Stated exercise: Among the lines below, count those with "that". Give the total alone.

[Saved data entries]
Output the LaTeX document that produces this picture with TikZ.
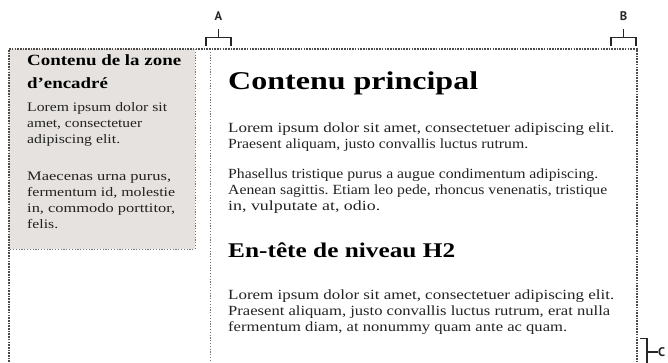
\documentclass[tikz,border=0pt]{standalone}
\usepackage{fontspec}
\usepackage{graphicx}
\newfontfamily\txt[FakeStretch=1.21]{Liberation Serif}
\newfontfamily\lab{PT Sans}
\newcommand\fitw[2]{\resizebox{#1pt}{\height}{#2}}
\definecolor{sidefill}{HTML}{E6E2DF}
\definecolor{bodytext}{HTML}{222222}
\begin{document}
\frenchspacing
\begin{tikzpicture}[x=1pt,y=-1pt,
  frame/.style={draw=black!70, line width=1.6pt, dash pattern=on 1.6pt off 1.1pt},
  innerline/.style={draw=black!55, line width=0.9pt, dash pattern=on 1.2pt off 1.6pt},
  brk/.style={draw=black!85, line width=1.1pt},
  lbl/.style={font=\lab\bfseries\fontsize{12.5}{14}\selectfont, text=black!85, inner sep=0},
  hone/.style={anchor=base west, inner sep=0, font=\txt\bfseries\fontsize{25.6}{28}\selectfont},
  htwo/.style={anchor=base west, inner sep=0, font=\txt\bfseries\fontsize{20.9}{24}\selectfont},
  hside/.style={anchor=base west, inner sep=0, font=\txt\bfseries\fontsize{15.6}{18}\selectfont},
  mainbody/.style={anchor=base west, inner sep=0, text=bodytext, font=\txt\fontsize{14}{16}\selectfont},
  sidebody/.style={anchor=base west, inner sep=0, text=bodytext, font=\txt\fontsize{13}{15}\selectfont}
]
\useasboundingbox (0,0) rectangle (668,362);
% sidebar
\fill[sidefill] (9,49) rectangle (195,249);
\draw[innerline] (195,49) -- (195,249) -- (9,249);
% main column left edge
\draw[innerline] (210.5,49) -- (210.5,362);
% outer frame
\draw[frame] (9,362) -- (9,49) -- (637,49) -- (637,362);

% sidebar text
\node[hside] (s1) at (27,65) {\fitw{154}{Contenu de la zone}};
\node[hside] (s2) at (27,88) {d’encadré};
\node[sidebody] (s3) at (27,111) {\fitw{140}{Lorem ipsum dolor sit}};
\node[sidebody] (s4) at (27,127) {\fitw{115}{amet, consectetuer}};
\node[sidebody] (s5) at (27,143) {\fitw{93}{adipiscing elit.}};
\node[sidebody] (s6) at (27,180) {\fitw{144}{Maecenas urna purus,}};
\node[sidebody] (s7) at (27,196) {\fitw{148}{fermentum id, molestie}};
\node[sidebody] (s8) at (27,212) {\fitw{148}{in, commodo porttitor,}};
\node[sidebody] (s9) at (27,228) {felis.};

% main text
\node[hone] (m1) at (228,89) {\fitw{250}{Contenu principal}};
\node[mainbody] (m2) at (228,132) {\fitw{386}{Lorem ipsum dolor sit amet, consectetuer adipiscing elit.}};
\node[mainbody] (m3) at (228,148) {\fitw{300}{Praesent aliquam, justo convallis luctus rutrum.}};
\node[mainbody] (m4) at (228,178) {\fitw{370}{Phasellus tristique purus a augue condimentum adipiscing.}};
\node[mainbody] (m5) at (228,194) {\fitw{379}{Aenean sagittis. Etiam leo pede, rhoncus venenatis, tristique}};
\node[mainbody] (m6) at (228,210) {\fitw{152}{in, vulputate at, odio.}};
\node[htwo] (m7) at (228,257) {\fitw{227}{En-tête de niveau H2}};
\node[mainbody] (m8) at (228,299) {\fitw{386}{Lorem ipsum dolor sit amet, consectetuer adipiscing elit.}};
\node[mainbody] (m9) at (228,315) {\fitw{382}{Praesent aliquam, justo convallis luctus rutrum, erat nulla}};
\node[mainbody] (m10) at (228,331) {\fitw{339}{fermentum diam, at nonummy quam ante ac quam.}};

% bracket A
\coordinate (a1) at (206,46);
\coordinate (a2) at (206,37.5);
\coordinate (a3) at (231,37.5);
\coordinate (a4) at (231,46);
\coordinate (am) at (218.5,37.5);
\node[lbl] (la) at (218.5,16) {A};
\draw[brk] (a1) -- (a2) -- (a3) -- (a4);
\draw[brk] (am) -- (la.south |- 0,29);
% bracket B
\coordinate (b1) at (611,46);
\coordinate (b2) at (611,37.5);
\coordinate (b3) at (636,37.5);
\coordinate (b4) at (636,46);
\coordinate (bm) at (623.5,37.5);
\node[lbl] (lb) at (623.5,16) {B};
\draw[brk] (b1) -- (b2) -- (b3) -- (b4);
\draw[brk] (bm) -- (lb.south |- 0,29);
% bracket C
\coordinate (c1) at (640,338.5);
\coordinate (c2) at (647,338.5);
\coordinate (c3) at (647,366);
\coordinate (cm) at (647,352);
\node[lbl, anchor=west] (lc) at (658,352) {C};
\draw[brk] (c1) -- (c2) -- (c3);
\draw[brk] (cm) -- (lc.west);
\end{tikzpicture}
\end{document}
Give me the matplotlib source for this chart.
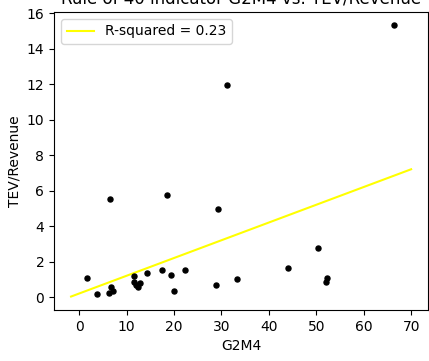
import matplotlib.pyplot as plt
import numpy as np

# G2M4 (Rule of 40 indicator) and TEV/Revenue per company
g2m4 = [66.3, 31.2, 6.5, 18.5, 29.3, 50.3, 44.1, 33.2, 52.2, 52.0, 28.9,
        22.4, 19.9, 19.4, 17.4, 1.7, 3.7, 14.4, 11.5, 11.6, 12.8, 12.4,
        12.0, 6.7, 7.1, 6.4]
tev_rev = [15.3, 11.95, 5.5, 5.75, 4.98, 2.79, 1.63, 1.02, 1.1, 0.85, 0.7,
           1.55, 0.33, 1.24, 1.55, 1.1, 0.16, 1.34, 1.16, 0.87, 0.8, 0.58,
           0.7, 0.58, 0.33, 0.25]

# linear fit
slope = 0.1
intercept = 0.2
r_squared = 0.23
fit_x = np.linspace(-1.7, 70, 50)

fig = plt.figure(figsize=(4.29, 3.61), dpi=100)
ax = fig.add_axes([0.126, 0.141, 0.872, 0.826])
ax.scatter(g2m4, tev_rev, s=13, c='black', zorder=3)
ax.plot(fit_x, slope * fit_x + intercept, color='yellow', linewidth=1.5,
        label='R-squared = %.2f' % r_squared)
ax.set_xticks(np.arange(0, 71, 10))
ax.set_yticks(np.arange(0, 17, 2))
ax.set_xlabel('G2M4')
ax.set_ylabel('TEV/Revenue')
ax.set_title('Rule of 40 indicator G2M4 vs. TEV/Revenue')
ax.legend(loc='upper left')
fig.savefig('out.png', dpi=100)
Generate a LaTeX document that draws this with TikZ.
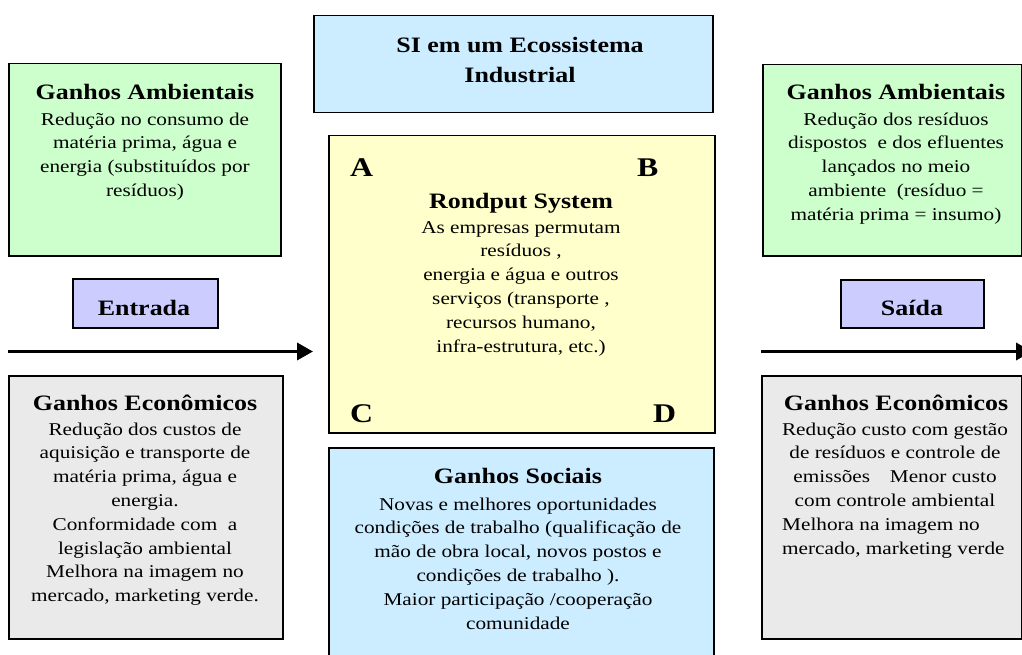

Completed task: 2